Understandably, carriers are taking a cautious approach to the use of customer data and are reluctant to exploit such data. They can instill trust in consumers by being open and transparent, making it easy for them to opt-in or decide how their information is used.
The device diversity and the number of marketing channels on mobile create a significant cost barrier for marketers. Marketers will gravitate even more toward mobile marketing when carriers can offer a platform for them to reach their consumers without worry of diversity of devices and delivery channels.
Sandeep Chandrasekar Seshadri is senior business analyst at Infosys Technologies, Plano, TX. Reach him at .
Related content: Columns, Sandeep Chandrasekar Seshadri, Infosys Technologies, wireless carriers, mobile marketing, mobile
- Trackback url: http://www.mobilemarketer.com/cms/trackback/5150-2
-
Tweet this
|
Follow us on
Twitter
Comments on "Carriers are key to mobile marketing"
-
Dharmendra Misra says:
February 22, 2010 at 1:35am
Ideas, concepts and its relevance to market/consumer is something that is more relevant to communication wave including marketing. Carriers per se own pipes and they need to focus on their core competency of managing pipes in most efficient way. Unfortunately, that is a commodity business and few consultants, including carriers are unable to digest it. Carriers are a part of supply chain of information and service. It is wrong to assume that they own supply chain, instead it is wrong to assume if any one owns supply chain end to end, even google or apple cannot. This is a chain that starts from subscriber and ends at subscriber. Therefore carriers are no way key to mobile marketing. I am confused even if carriers remain key player in their core services, if Skype can become largest voice generator, Apple can generate more traffic than Vodafone and if innovation can force operators to open up its network for third party content then operator's monopoly on services is questionable. It doesn't mean that they are irrelevant, carriers have major play in information supply chain but as pipes till they themselves dont become creative. Operators like Blyk are more relevant to mobile marketing than parent carriers -
cal morton says:
January 29, 2010 at 7:04pm
The best thing that the U.S. carriers can do is stay OUT OF THE WAY!
This is the only country where you literally, if you are following the guidelines, have to get EVERY key word (campaign) on a short code submitted to Neustar (usshortcodes) for approval by the carriers... and monitored by Nielson.
Of course, nobody is doing that, its completely unworkable and we told them that.
I started in mobile marketing over 6 years ago in the UK and moved back to the U.S. in May 06 to set up our offices here... this month due in large part to the Carriers constant meddling, audits, changing the playbook etc.
Not to mention being the subject of a $90 million dollar law suit because 1 person claiming she hadn't opted-in to receive SMS from our client's client, was 'recruited' by a scum bag group of law firms in Chicago, to file a class action.
(Btw, it was a std rate message from a short code)
Anyway, got off topic, carriers are just pipes and it terrifies them...done. -
Joe Grigsby says:
January 21, 2010 at 9:28pm
Francis Beaulieu has it right.

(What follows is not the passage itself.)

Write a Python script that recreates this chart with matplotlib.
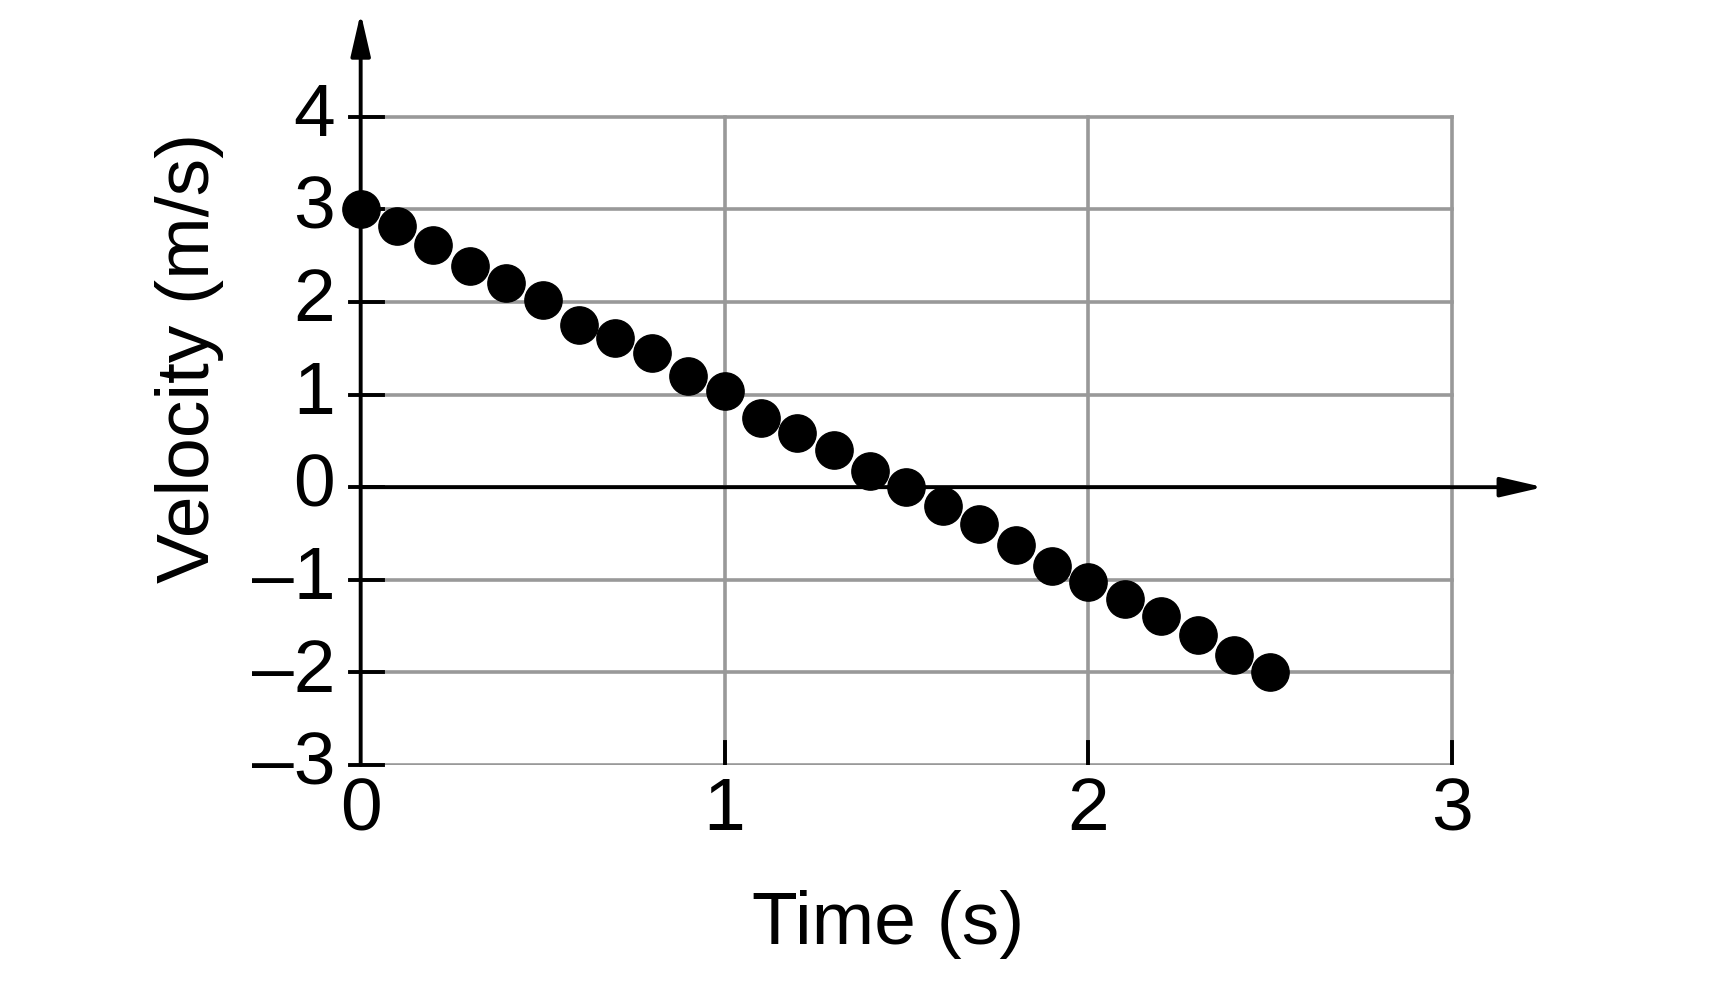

Carriers have been trying to play a role in this space for years with no real success. They should focus on providing better networks and payment plans that drive higher ARPU through consumer data usage (think AT&Ts 3G network) vs. trying to become ad networks. -
Sandeep Chandrasekar Seshadri says:
January 21, 2010 at 5:28pm
I understand that there have been difficulties in bringing together the Operator’s knowledge of the subscribers and the Brands’ marketing creativity. If Operator’s can play a key role in bridging this gap, the potential benefits outweigh the difficulties in integrating the 2 vastly different worlds. Operators have been slow to the party as the mobile marketing industry is still seen by them as a nascent industry with a lot of uncertainty around the business models and role they can potentially play.
Brands can rely on the trusted relationship the Operators have with their customers. Brands can leverage this operator-consumer relationship to build customer intelligence (thru opt-ins and preferences) and deliver more relevant and successful campaigns. By playing a key role in the value chain, operators can also safeguard their customer base by providing a non-intrusive, positive experience.
Another way to look at this is that Operators can leverage Mobile Marketing as a way to bring down the costs for data connectivity which is still too expensive for a lot of consumer segments. By providing such incentives, Operators can sign up more target customers to opt-in and receive marketing campaigns which in turn can benefit the brands. -
Francis Beaulieu says:
January 21, 2010 at 9:32am
I'm sorry, but I totally disagree. Carriers are not a key to mobile marketing. Actually they need to stay out of it and be good at what they should be good at: operating a network.
Data on users can be gathered other ways, easier ways, hell carriers have a hard time to even know what their user profiles are.
Carriers have been a major road block in any initiative in the past. They want to control everything and by doing so, they slow down adoption.